II. FINAL SEPARATIONS OF MANKIND ARE HERE PREFIGURED. As the twelve tribes were here divided into two distinct groups, divided by the vale of Shechem; so all the tribes of men shall eventually be separated, and that by an impassable gulf. The principle of classification on Ebal and Gerizim was not personal merit or demerit (as it will be at the final assize), yet even this ultimate principle of separation seems to have been foreshadowed there. Only children of Jacob's married wives were placed on the mount of blessing; but Reuben, the firstborn, had forfeited this privilege by reason of his sin. As yet, the evil could be averted—the positions might be reversed; these dramatic proceedings were omens both of good and of evil, and were intended to arouse a torpid conscience. To heaven or to hell each man hourly gravitates.

III. GOD'S BLESSING OR CURSE TAKES EFFECT FROM CENTER TO CIRCUMFERENCE. These mountains were situated almost central in the land. Soon this vast congregation would be scattered to their allotted homes, and thus the influence of this scene would be transmitted all over Canaan. Even this external transmission was typical. The blessing and the curse touched every interest and relationship of Jewish life—religion, home, society, government. The curse was invoked upon idolatry, undutifulness, avarice, oppression, unchastity, insubordination. It began in the inner chamber of the heart, and extended to the outermost circle of the social system. It begins at once, follows the crime as the shadow does the object, until it reaches into the most distant cycles of eternity.

IV. THE HUMAN CONSCIENCE IS THE RECIPROCAL OF THE MORAL LAW, THE ECHO OF ITS SANCTIONS AND ITS PENALTIES. Every healthy conscience utters its sincere "Amen" to every dictate of God's Law. When free from the mists and storms of guilty passion, it reflects, with the fidelity of a mirror, the decisions of God's royal will. Even when a man is the victim of judicial sentence, his conscience admits the justice of the doom. The culprit, in his calmer moods, is self-convicted and self-condemned. When God, by the lips of Moses, required all the tribes to affirm thus solemnly the curses due to disobedience, he knew that every man would heartily take his part in that august deed.
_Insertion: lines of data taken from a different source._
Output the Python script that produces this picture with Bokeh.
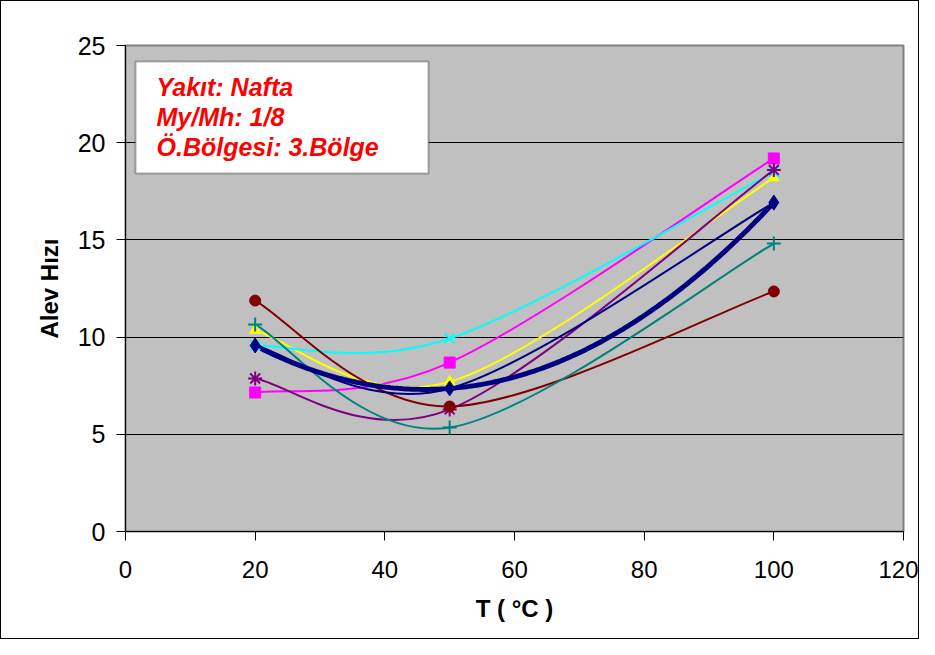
import numpy as np
from bokeh.plotting import figure
from bokeh.models import ColumnDataSource, BoxAnnotation, Label, FixedTicker
from bokeh.embed import file_html
from bokeh.resources import INLINE

# ---- data ----
T = [20, 50, 100]
navy_vals = [9.57, 7.36, 16.92]
magenta_vals = [7.15, 8.69, 19.19]
yellow_vals = [10.35, 7.70, 18.20]
cyan_vals = [9.57, 9.93, 18.50]
purple_vals = [7.87, 6.28, 18.60]
darkred_vals = [11.88, 6.43, 12.35]
teal_vals = [10.65, 5.35, 14.81]

series = [
    ("magenta", "#FF00FF", magenta_vals, "square"),
    ("yellow", "#FFFF00", yellow_vals, "triangle"),
    ("cyan", "#00FFFF", cyan_vals, "x"),
    ("purple", "#800080", purple_vals, "asterisk"),
    ("darkred", "#800000", darkred_vals, "circle"),
    ("teal", "#008080", teal_vals, "cross"),
    ("navy", "#000080", navy_vals, "diamond"),
]

x_ticks = [0, 20, 40, 60, 80, 100, 120]
y_ticks = [0, 5, 10, 15, 20, 25]
info_lines = ["Yakıt: Nafta", "My/Mh: 1/8", "Ö.Bölgesi: 3.Bölge"]

W, H = 919, 639
FL, FT, FR, FB = 124, 44, 902, 530   # frame edges in figure pixels
FH = FB - FT
p = figure(width=W, height=H, output_backend="svg", toolbar_location=None,
           x_range=(0, 120), y_range=(0, 25),
           min_border_left=FL, min_border_right=W - FR, min_border_top=FT,
           min_border_bottom=H - FB)
p.styles = {"border": "1px solid black", "box-sizing": "border-box"}
p.background_fill_color = "#C0C0C0"
p.border_fill_color = "white"
p.outline_line_color = "#808080"
p.outline_line_width = 2

p.xgrid.visible = False
p.ygrid.grid_line_color = "black"
p.ygrid.grid_line_width = 1
p.ygrid.ticker = FixedTicker(ticks=y_ticks)

p.xaxis.ticker = FixedTicker(ticks=x_ticks)
p.yaxis.ticker = FixedTicker(ticks=y_ticks)
for ax in (p.xaxis, p.yaxis):
    ax.axis_line_color = "black"
    ax.major_tick_line_color = "black"
    ax.major_tick_out = 9
    ax.major_tick_in = 0
    ax.minor_tick_line_color = None
    ax.major_label_text_font = "Liberation Sans"
    ax.major_label_text_color = "black"
    ax.axis_label_text_font = "Liberation Sans"
    ax.axis_label_text_font_style = "bold"
    ax.axis_label_text_font_size = "24px"
    ax.axis_label_text_color = "black"
p.yaxis.major_label_text_font_size = "25px"
p.xaxis.major_label_text_font_size = "24px"
p.yaxis.major_label_standoff = 11
p.xaxis.major_label_standoff = 20
p.yaxis.axis_label = "Alev Hızı"
p.xaxis.axis_label = "T ( °C )"
p.yaxis.axis_label_standoff = 12
p.xaxis.axis_label_standoff = 14


def smooth_segments(xs, ys, k=1.0 / 6.0):
    xs = np.asarray(xs, float)
    ys = np.asarray(ys, float)
    n = len(xs)
    d = dict(x0=[], y0=[], x1=[], y1=[], cx0=[], cy0=[], cx1=[], cy1=[])
    for i in range(n - 1):
        im1 = max(i - 1, 0)
        ip2 = min(i + 2, n - 1)
        d["x0"].append(xs[i]); d["y0"].append(ys[i])
        d["x1"].append(xs[i + 1]); d["y1"].append(ys[i + 1])
        d["cx0"].append(xs[i] + (xs[i + 1] - xs[im1]) * k)
        d["cy0"].append(ys[i] + (ys[i + 1] - ys[im1]) * k)
        d["cx1"].append(xs[i + 1] - (xs[ip2] - xs[i]) * k)
        d["cy1"].append(ys[i + 1] - (ys[ip2] - ys[i]) * k)
    return ColumnDataSource(d)


# polynomial trendline for navy series (thick)
coef = np.polyfit(T, navy_vals, 2)
tx = np.linspace(min(T), max(T), 200)
ty = np.polyval(coef, tx)

for name, color, vals, marker in series:
    src = smooth_segments(T, vals)
    p.bezier(x0="x0", y0="y0", x1="x1", y1="y1", cx0="cx0", cy0="cy0",
             cx1="cx1", cy1="cy1", source=src, line_color=color, line_width=2)
    if name == "navy":
        p.line(tx, ty, line_color=color, line_width=5)

for name, color, vals, marker in series:
    size = 11
    lw = 1
    if marker in ("x", "asterisk", "cross"):
        size = 14
        lw = 2
    if marker == "diamond":
        size = 15
    p.scatter(T, vals, marker=marker, size=size, fill_color=color,
              line_color=color, line_width=lw)

# info box (screen units are relative to the plot frame, y from its bottom)
box = BoxAnnotation(left=134 - FL, right=427 - FL, top=FH - (60 - FT), bottom=FH - (172 - FT),
                    left_units="screen", right_units="screen",
                    top_units="screen", bottom_units="screen",
                    fill_color="white", fill_alpha=1.0,
                    line_color="black", line_width=2)
p.add_layout(box)
for i, t in enumerate(info_lines):
    p.add_layout(Label(x=155 - FL, y=FH - (85 - FT) - 30 * i, x_units="screen", y_units="screen",
                       text=t, text_font="Liberation Sans", text_font_style="bold italic",
                       text_font_size="25px", text_color="#FF0000",
                       text_baseline="alphabetic"))

open("out.html", "w").write(file_html(p, INLINE))
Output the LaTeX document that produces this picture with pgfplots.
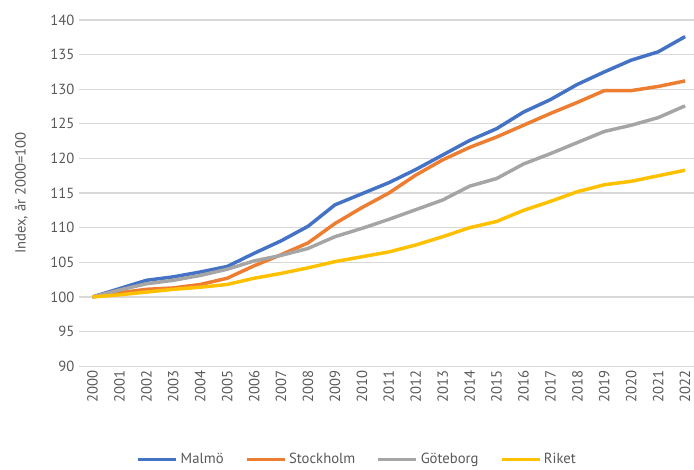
\documentclass[border=0pt]{standalone}
\usepackage{pgfplots}
\pgfplotsset{compat=1.18}
\usepackage{pgfplotstable}
\usepackage{fontspec}
\setmainfont{PT Sans}
\definecolor{cblue}{HTML}{4472C4}
\definecolor{corange}{HTML}{ED7D31}
\definecolor{cgray}{HTML}{A5A5A5}
\definecolor{cyellow}{HTML}{FFC000}
\definecolor{ctext}{HTML}{595959}
\pgfplotstableread{
x malmo stockholm goteborg riket
0 100.0 100.0 100.0 100.0
1 101.2 100.6 101.0 100.3
2 102.4 101.1 101.9 100.7
3 102.9 101.3 102.4 101.1
4 103.6 101.8 103.1 101.4
5 104.4 102.7 104.0 101.8
6 106.3 104.5 105.2 102.7
7 108.1 106.1 106.0 103.4
8 110.2 107.8 107.0 104.2
9 113.3 110.6 108.7 105.1
10 114.9 112.9 109.9 105.8
11 116.5 115.0 111.2 106.5
12 118.4 117.6 112.6 107.5
13 120.5 119.8 114.0 108.7
14 122.6 121.6 116.0 110.0
15 124.3 123.1 117.1 110.9
16 126.7 124.8 119.2 112.5
17 128.5 126.5 120.7 113.8
18 130.7 128.1 122.3 115.2
19 132.5 129.8 123.9 116.2
20 134.2 129.8 124.8 116.7
21 135.4 130.4 125.9 117.5
22 137.6 131.2 127.6 118.3
}\datatable
\begin{document}
\begin{tikzpicture}
\begin{axis}[
  scale only axis, width=461pt, height=259.5pt,
  xmin=-0.5, xmax=22.33, ymin=90, ymax=140,
  ytick={90,95,...,140},
  xtick={0,...,22},
  xticklabels={2000,2001,2002,2003,2004,2005,2006,2007,2008,2009,2010,2011,2012,2013,2014,2015,2016,2017,2018,2019,2020,2021,2022},
  x tick label style={rotate=90, anchor=east, font=\fontsize{11}{13}\selectfont, text=ctext},
  y tick label style={font=\fontsize{11}{13}\selectfont, text=ctext},
  /pgf/number format/assume math mode=true,
  ymajorgrids, grid style={draw=black!15, line width=0.9pt},
  axis line style={draw=none}, major tick length=0pt,
  ylabel={Index, år 2000=100},
  ylabel shift=10pt,
  ylabel style={font=\fontsize{11}{13}\selectfont, text=ctext},
  legend style={at={(0.453,-0.243)}, anchor=north, legend columns=4, draw=none,
    font=\fontsize{11}{13}\selectfont, text=ctext, inner sep=0pt,
    /tikz/every even column/.append style={column sep=14pt}},
  legend image code/.code={\draw[#1, line width=2.6pt] (0,0) -- (1cm,0);},
  every axis plot/.append style={line width=2.6pt, line join=round},
]
\addplot[cblue, no marks] table[x=x, y=malmo] {\datatable};
\addlegendentry{Malmö}
\addplot[corange, no marks] table[x=x, y=stockholm] {\datatable};
\addlegendentry{Stockholm}
\addplot[cgray, no marks] table[x=x, y=goteborg] {\datatable};
\addlegendentry{Göteborg}
\addplot[cyellow, no marks] table[x=x, y=riket] {\datatable};
\addlegendentry{Riket}
\end{axis}
\pgfresetboundingbox
\path (current axis.south west) ++(-59.25pt,-77.25pt) coordinate (bbsw);
\path (current axis.north east) ++(0pt,15pt) coordinate (bbne);
\useasboundingbox (bbsw) rectangle (bbne);
\end{tikzpicture}
\end{document}
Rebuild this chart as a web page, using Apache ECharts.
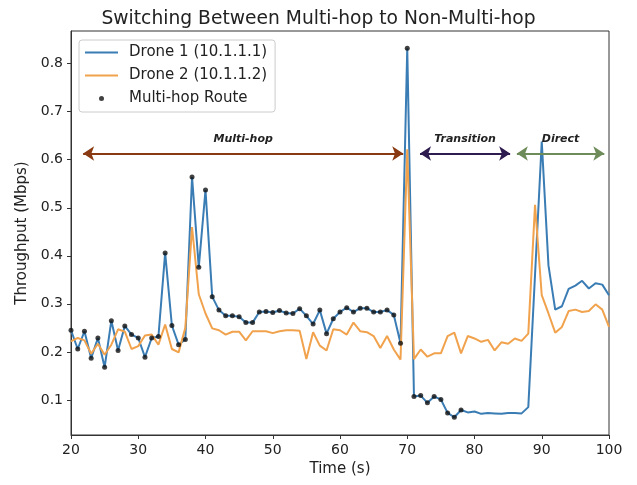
<!DOCTYPE html>
<html>
<head>
<meta charset="utf-8">
<script src="https://cdn.jsdelivr.net/npm/echarts@6/dist/echarts.min.js"></script>
<style>html,body{margin:0;padding:0;background:#fff}#c{width:637px;height:485px}</style>
</head>
<body>
<div id="c"></div>
<script>
const times = [20,21,22,23,24,25,26,27,28,29,30,31,32,33,34,35,36,37,38,39,40,41,42,43,44,45,46,47,48,49,50,51,52,53,54,55,56,57,58,59,60,61,62,63,64,65,66,67,68,69,70,71,72,73,74,75,76,77,78,79,80,81,82,83,84,85,86,87,88,89,90,91,92,93,94,95,96,97,98,99,100];
const drone1 = [0.245,0.206,0.243,0.187,0.229,0.168,0.265,0.203,0.254,0.236,
 0.229,0.189,0.229,0.232,0.406,0.255,0.215,0.226,0.564,0.376,
 0.537,0.315,0.287,0.275,0.275,0.273,0.261,0.261,0.283,0.284,
 0.282,0.286,0.281,0.280,0.290,0.275,0.258,0.287,0.238,0.269,
 0.283,0.292,0.283,0.291,0.291,0.283,0.283,0.287,0.277,0.218,
 0.832,0.107,0.109,0.094,0.107,0.101,0.073,0.064,0.079,0.074,
 0.076,0.071,0.073,0.072,0.071,0.073,0.073,0.072,0.085,0.360,
 0.638,0.380,0.288,0.295,0.331,0.338,0.348,0.332,0.343,0.340,0.318];
const drone2 = [0.222,0.229,0.224,0.196,0.217,0.194,0.215,0.247,0.242,0.206,
 0.212,0.234,0.236,0.215,0.257,0.206,0.199,0.250,0.460,0.320,
 0.280,0.249,0.245,0.236,0.242,0.242,0.224,0.243,0.243,0.243,
 0.239,0.243,0.245,0.245,0.244,0.185,0.241,0.213,0.203,0.247,
 0.245,0.236,0.261,0.243,0.241,0.233,0.208,0.233,0.205,0.184,
 0.622,0.185,0.205,0.190,0.197,0.197,0.233,0.240,0.197,0.233,
 0.228,0.221,0.225,0.203,0.220,0.217,0.228,0.223,0.238,0.506,
 0.318,0.280,0.240,0.252,0.285,0.288,0.283,0.285,0.299,0.288,0.252];
const multiHopTimes = [20,21,22,23,24,25,26,27,28,29,30,31,32,33,34,35,36,37,38,39,40,41,42,43,44,45,46,47,48,49,50,51,52,53,54,55,56,57,58,59,60,61,62,63,64,65,66,67,68,69,70,71,72,73,74,75,76,77,78];
const yTicks = [0.1,0.2,0.3,0.4,0.5,0.6,0.7,0.8];
const phases = [
  {name:'Multi-hop', from:21.8, to:69.4, y:0.613, color:'#8a3a12'},
  {name:'Transition', from:71.9, to:85.3, y:0.613, color:'#2e1b4f'},
  {name:'Direct', from:86.3, to:99.3, y:0.613, color:'#6e8c5a'}
];

const d1 = times.map((t,i)=>[t, drone1[i]]);
const d2 = times.map((t,i)=>[t, drone2[i]]);
const dots = multiHopTimes.map(t=>[t, drone1[times.indexOf(t)]]);
const FONT = 'DejaVu Sans';

const chart = echarts.init(document.getElementById('c'), null, {renderer:'canvas'});
chart.setOption({
  animation:false,
  textStyle:{fontFamily:FONT},
  title:{text:'Switching Between Multi-hop to Non-Multi-hop', left:'center', top:5,
    textStyle:{fontFamily:FONT, fontSize:18.7, fontWeight:'normal', color:'#222'}},
  grid:{left:71, right:28, top:31, bottom:50, show:true, borderColor:'#333', borderWidth:1, backgroundColor:'transparent'},
  legend:{orient:'vertical', left:79, top:40, itemWidth:33, itemHeight:5, itemGap:8,
    padding:[5,8,6,5], backgroundColor:'rgba(255,255,255,0.85)', borderColor:'#ccc', borderWidth:1, borderRadius:3,
    textStyle:{fontFamily:FONT, fontSize:15, color:'#222', padding:[0,0,0,6]},
    data:[
      {name:'Drone 1 (10.1.1.1)', itemStyle:{opacity:0}},
      {name:'Drone 2 (10.1.1.2)', itemStyle:{opacity:0}},
      {name:'Multi-hop Route'}
    ]},
  xAxis:{type:'value', min:20, max:100, interval:10,
    name:'Time (s)', nameLocation:'middle', nameGap:27,
    nameTextStyle:{fontFamily:FONT, fontSize:15, color:'#222'},
    axisLine:{show:true, lineStyle:{color:'#333'}},
    axisTick:{show:true, length:4, lineStyle:{color:'#333'}},
    axisLabel:{fontFamily:FONT, fontSize:14, color:'#222', margin:8},
    splitLine:{show:false}},
  yAxis:{type:'value', min:0.027, max:0.868,
    name:'Throughput (Mbps)', nameLocation:'middle', nameGap:41, nameRotate:90,
    nameTextStyle:{fontFamily:FONT, fontSize:15, color:'#222'},
    axisLine:{show:true, lineStyle:{color:'#333'}},
    axisTick:{show:true, length:4, lineStyle:{color:'#333'}, customValues:yTicks},
    axisLabel:{fontFamily:FONT, fontSize:14, color:'#222', margin:8, customValues:yTicks,
      formatter:v=>v.toFixed(1)},
    splitLine:{show:false}},
  series:[
    {name:'Drone 1 (10.1.1.1)', type:'line', data:d1, symbol:'none', z:2,
      lineStyle:{width:2, color:'#3a7cb4'}, itemStyle:{color:'#3a7cb4'}},
    {name:'Drone 2 (10.1.1.2)', type:'line', data:d2, symbol:'none', z:3,
      lineStyle:{width:2, color:'#f1a24d'}, itemStyle:{color:'#f1a24d'}},
    {name:'Multi-hop Route', type:'scatter', data:dots, symbolSize:5, z:4,
      itemStyle:{color:'#111'}},
    {name:'phases', type:'line', data:[], z:5,
      markLine:{silent:true, symbol:['arrow','arrow'], symbolSize:[11,11], animation:false,
        data:phases.map(p=>[
          {coord:[p.from,p.y], lineStyle:{color:p.color, width:2, type:'solid'}, itemStyle:{color:p.color},
            label:{show:true, position:'insideMiddleTop', distance:9, formatter:p.name,
              fontFamily:FONT, fontSize:11, fontStyle:'italic', fontWeight:'bold', color:'#222'}},
          {coord:[p.to,p.y]}
        ])}}
  ]
});
</script>
</body>
</html>
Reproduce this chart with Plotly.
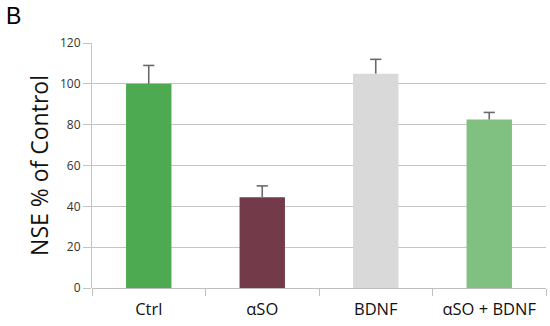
import plotly.graph_objects as go

categories = ["Ctrl", "αSO", "BDNF", "αSO + BDNF"]
values = [100, 44.5, 105, 82.5]
errors = [9, 5.5, 7, 3.5]
colors = ["#4DAA50", "#733A4A", "#D9D9D9", "#80C080"]
y_ticks = [0, 20, 40, 60, 80, 100, 120]

caps = [v + e for v, e in zip(values, errors)]

fig = go.Figure()
fig.add_trace(go.Bar(
    x=categories, y=values,
    marker=dict(color=colors, line=dict(width=0)),
    error_y=dict(type="data", symmetric=False, array=errors,
                 arrayminus=[0] * len(errors), color="#6a6a6a",
                 thickness=1.6, width=0),
    showlegend=False,
))
fig.add_trace(go.Scatter(
    x=categories, y=caps, mode="markers",
    marker=dict(symbol="line-ew", size=8,
                line=dict(width=1.6, color="#6a6a6a")),
    showlegend=False, hoverinfo="skip",
))

fig.update_layout(
    width=550, height=326,
    margin=dict(l=92, r=4, t=43, b=38),
    paper_bgcolor="white", plot_bgcolor="white",
    bargap=0.6,
    font=dict(family="Open Sans, sans-serif", color="#222"),
    annotations=[dict(text="B", x=0, y=1, xref="paper", yref="paper",
                      xanchor="left", yanchor="top", showarrow=False,
                      font=dict(size=23, color="#000",
                                family="Liberation Sans, sans-serif"),
                      xshift=-92 + 4, yshift=43 - 1)],
)
fig.update_xaxes(
    range=[-0.5, 3.5], showgrid=False,
    showline=False,
    ticks="outside", tickson="boundaries", ticklen=7, tickcolor="#bfbfbf",
    ticklabelstandoff=9,
    tickfont=dict(size=16.5, color="#111"),
)
fig.update_yaxes(
    range=[0, 120], tickvals=y_ticks, ticktext=[str(t) for t in y_ticks],
    showgrid=True, gridcolor="#c4c4c4", gridwidth=1,
    zeroline=True, zerolinecolor="#bfbfbf", zerolinewidth=1,
    showline=True, linecolor="#c4c4c4", linewidth=1,
    ticks="outside", ticklen=8, tickcolor="#c4c4c4",
    tickfont=dict(size=12, color="#333"),
    title=dict(text="NSE % of Control", font=dict(size=23, color="#111"),
               standoff=4),
)

fig.write_html("out.html")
V. MEN BECOME THE ADMINISTRATORS OF GOD'S LAW. We cannot doubt that one reason why God required this public assent to the sanctions of his Law, was that each man might feel more deeply his responsibility toward himself and toward his neigh-bouts. In proportion to our reverential regard for God becomes our concern for others' obedience. The Levites more than once had girded on their swords, and, fired with zeal for their God, had slain their own countrymen. No resistance was attempted, for conscience had made cowards of the culprits. To the same end, David prays, "Let the righteous smite me; it shall be a kindness." Moved by this impulse, men would seek "to please their neighbors for their good unto edification." Possessed with a pious disposition, they endeavor to make known on every side God's will, to preserve its remembrance among those disposed to grow oblivious, and to exalt its authority on every hand. Self-consistency required that those who had publicly pronounced the curses of the Law should jealously watch their own conduct—should tenderly caution others!—D.